Questo ordine attacca solo la privacy della gente comune. È inaccettabile”, ha affermato. “I clienti aziendali hanno risorse per difendersi, e ora sono stati completamente esonerati. Il che lascia scoperti solo gli utenti più vulnerabili”.

D’altra parte, OpenAI stessa scrive:

I miei dati sono interessati? Sì, se avete un abbonamento ChatGPT Free, Plus, Pro e Team o se utilizzate l’API OpenAI (senza un accordo di Zero Data Retention). Non sono invece interessati gli utenti di ChatGPT Enterprise o ChatGPT Edu. Il provvedimento non influisce inoltre sui clienti API che utilizzano endpoint di Zero Data Retention.

Non abbiamo ancora letto di un intervento dei Garanti europei. È estremamente probabile, però, che le prese di posizione possa ben presto arrivare. D’altra parte, c’è in gioco anche la riservatezza dei cittadini europei: come saranno trattati i loro dati a valle dei provvedimenti dei giudici USA Wang-Stein? Saranno automaticamente esclusi? Se sì in che modo?

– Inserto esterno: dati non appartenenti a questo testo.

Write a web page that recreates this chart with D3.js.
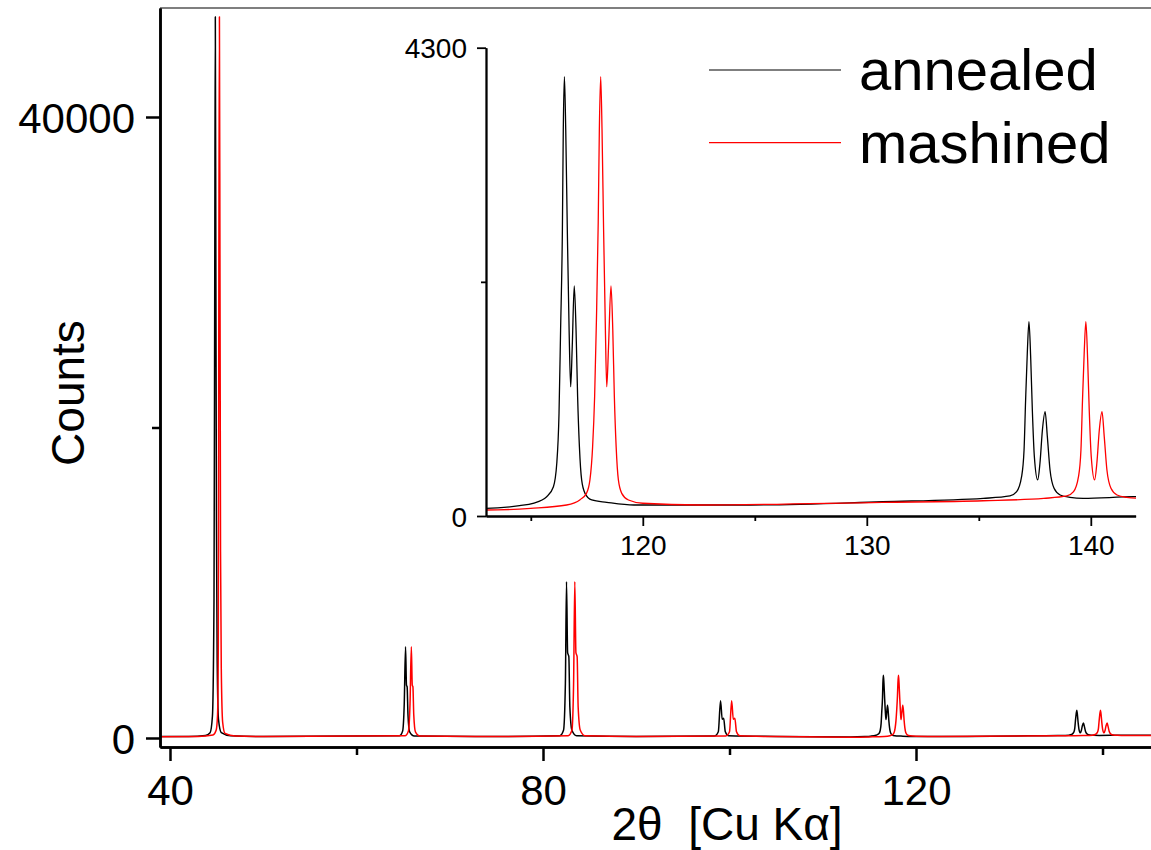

Conservazione selettiva, ma non priva di pericoli

I log non saranno esaminati nella loro interezza. Come osservato in precedenza, le parti stanno negoziando un accesso limitato, probabilmente tramite parole chiave concordate, e i dati saranno anonimizzati. Tuttavia, i rischi non spariscono: OpenAI teme che i log possano contenere prove di usi impropri del sistema o di output in violazione del copyright, danneggiando ulteriormente la posizione della società diretta da Sam Altman.

Potrebbe rafforzarsi la tesi secondo cui ChatGPT danneggerebbe economicamente il mercato dei contenuti originali. E questo, secondo il diritto USA, è un elemento decisivo nella valutazione dell’applicazione della disciplina del fair use, soprattutto nella fase di addestramento dei modelli AI.